Bicycle Retailer and Industry News reported that one option would be to include a bike element at Outdoor Retailer Winter Market, from Nov. 5 to 7 in Denver. A second option would be to feature bikes during the demo preceding Summer Market, scheduled for June 18 to 20.
Several bike shops told SNEWS that June is the industry’s busy season, whereas November is after most big companies have sent out public releases about new products. While both times aren’t ideal, the combination of the two shows has potential and could be a good way to buoy the bike industry, members have said.
“I think it’s a good idea probably,” said Lisa Martens, owner of Nat’s Outdoor Sports. “[Interbike is] a hard show just on its own and if you combined it, you might get more traffic.” But she also added, “The only concern I have there is I wouldn’t personally be able to make appointments on top of the OR show because I’m already booked.”

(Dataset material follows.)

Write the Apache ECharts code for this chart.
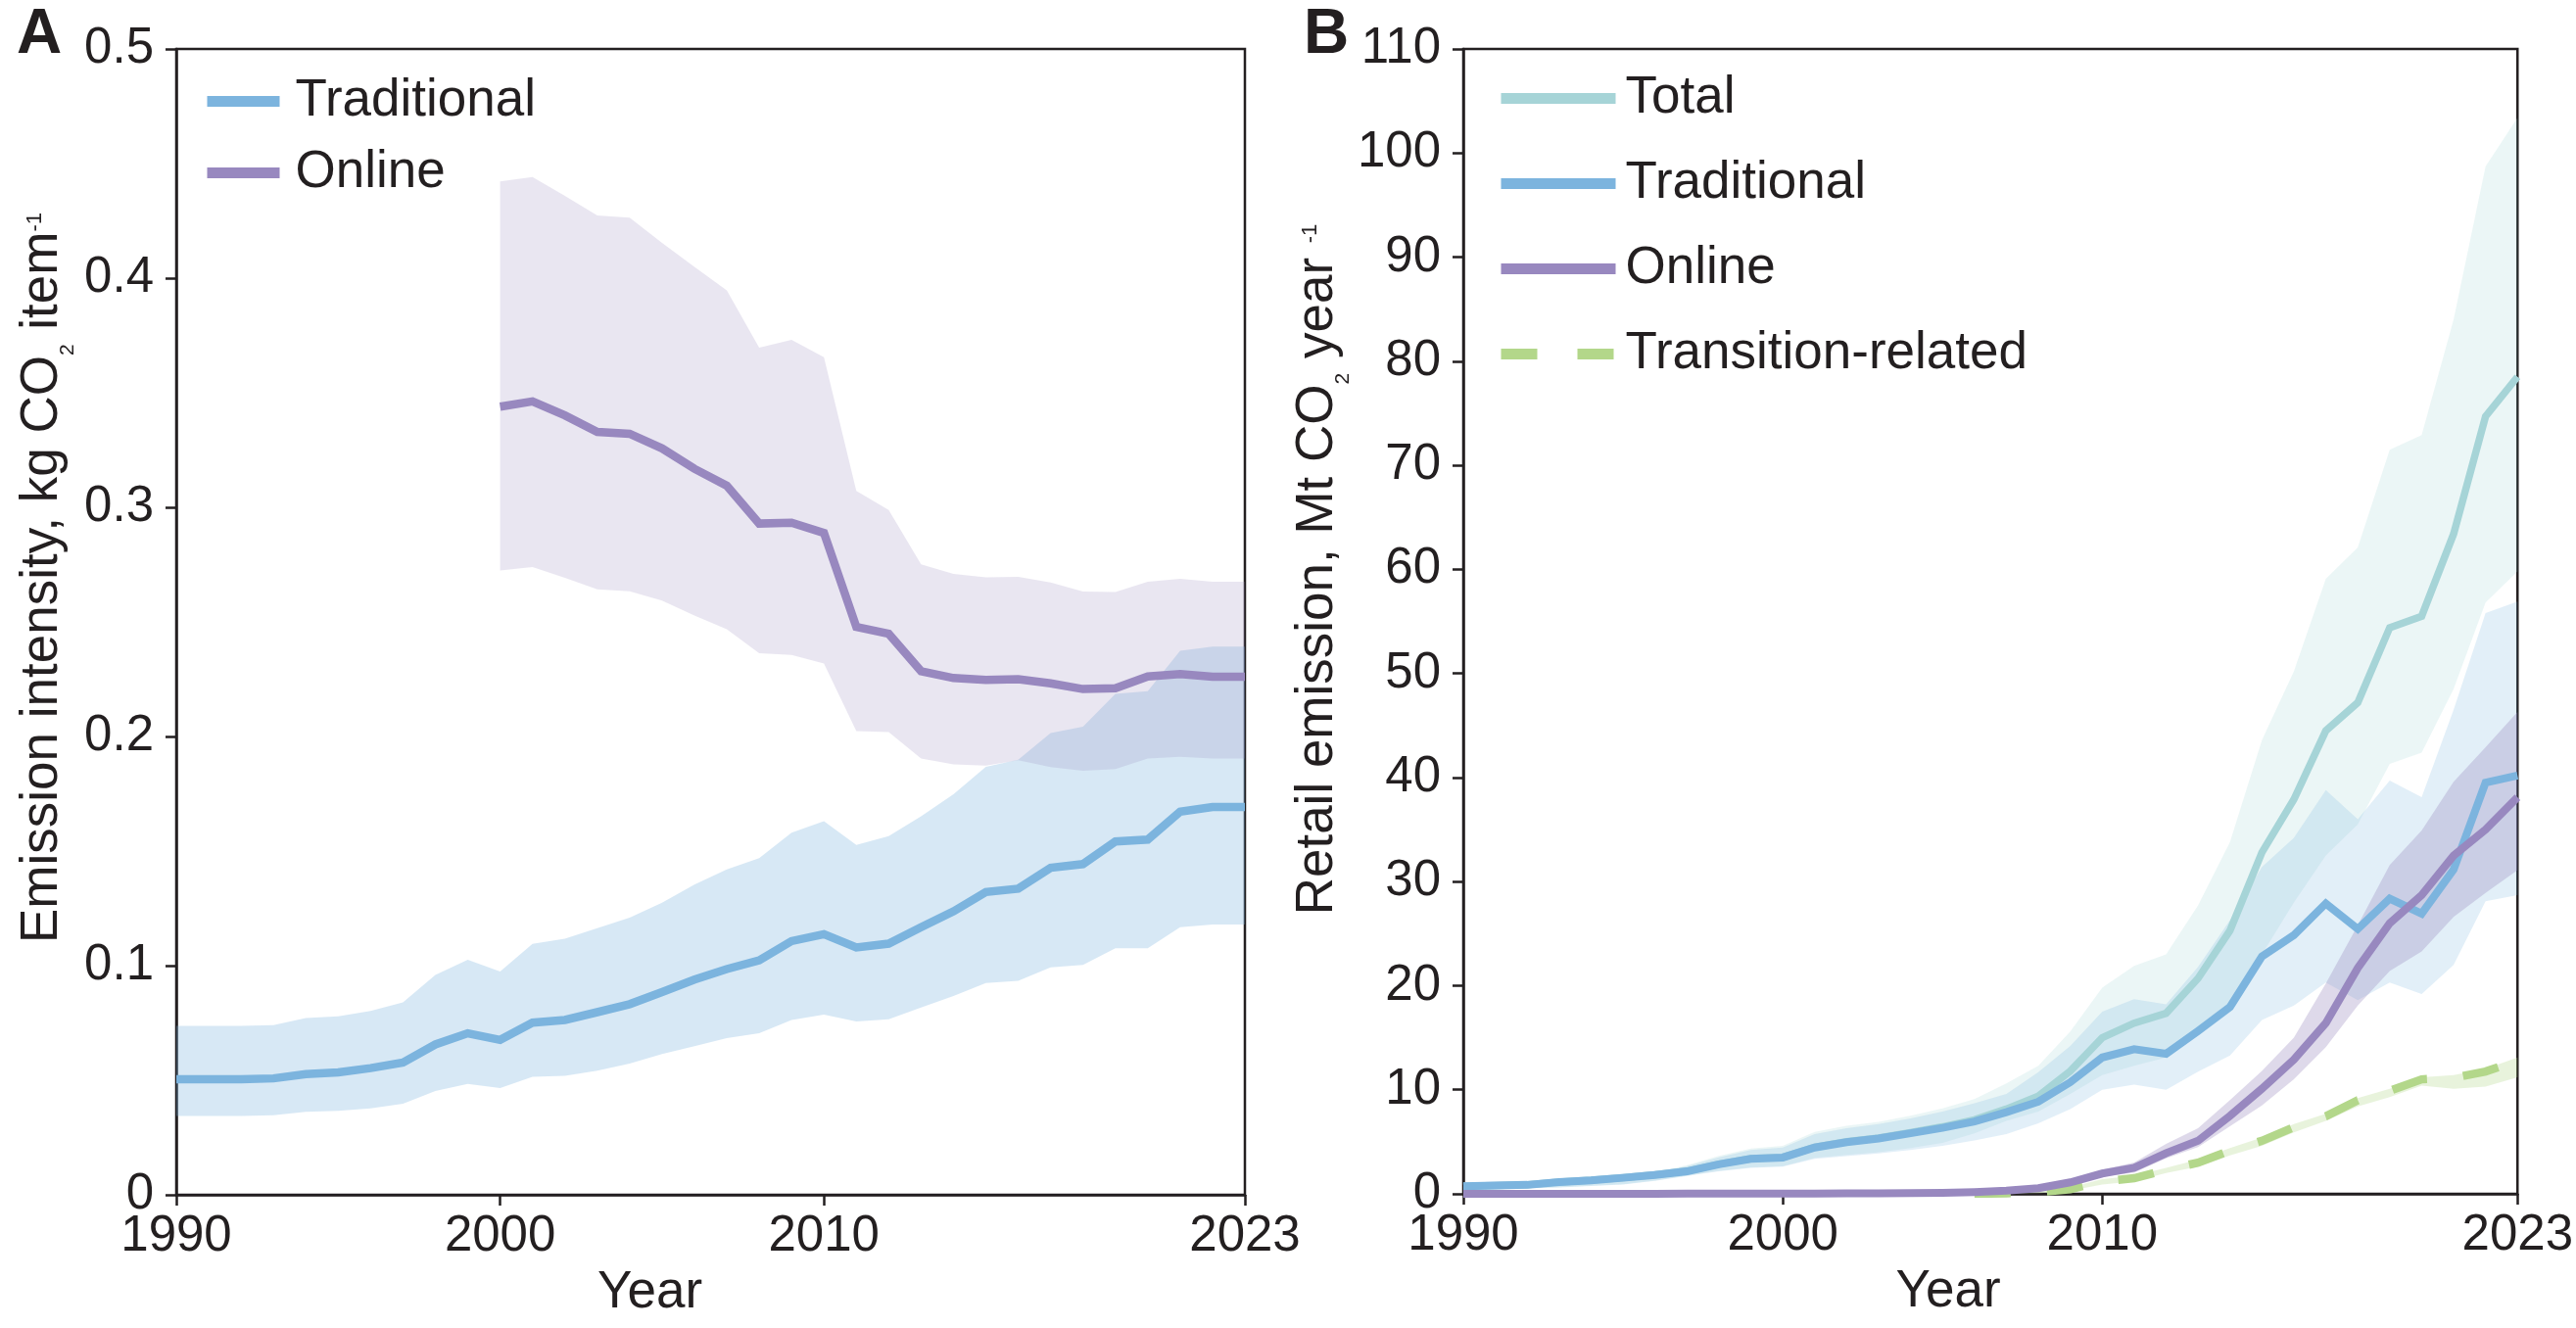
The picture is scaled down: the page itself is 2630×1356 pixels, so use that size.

The store in Bowling Green, Kentucky, sells bikes along with ski apparel and outdoor gear and clothing. Martens said as the trade show landscape shifts and consolidates, she’s constantly having to decide which events are worth being away from the store. She said it was easier when the shows were separate—Grassroots Outdoor Alliance’s Connect Show being held a separate month than Outdoor Retailer, as an example.
Operations Manager Spencer Burns at Full Cycle, a bike shop in downtown Boulder, attended the last Interbike in September 2018 in Reno-Tahoe and left feeling like it was too small and niche to be worth the time and money. Of the cons, he said only about six big brands were exhibiting and the rest of the show floor was dedicated to either smaller companies or complementing brands, such as accessories and food products. Of the pros, he mentioned the number of classes and training sessions for management and mechanics. But the opportunities to test out bikes were not as plentiful.
“At Interbike it didn’t seem like you could get hands-on, even at the demo. Going out and testing bikes is what makes a decision and if we can’t do that, we’re not going to be swayed.”
“The outdoor active lifestyle consumer is not confined to the industry’s historic approach to trade shows,” Carpenter-Ogden said. “Our people bike, run, camp, ski and snowboard, ice climb, ride dirt bikes, tour around in Sprinter vans, love public lands and the environment. It makes very little sense to separate our industries with stand-alone trade shows when our demographics have so much in common. The more intermingling of our industries, the better.”
Emerald is collecting input from industry members, and the company is retaining former Interbike sales director Andria Klinger for those conversations and former senior art director Andy Buckner for other projects, according to BRAIN.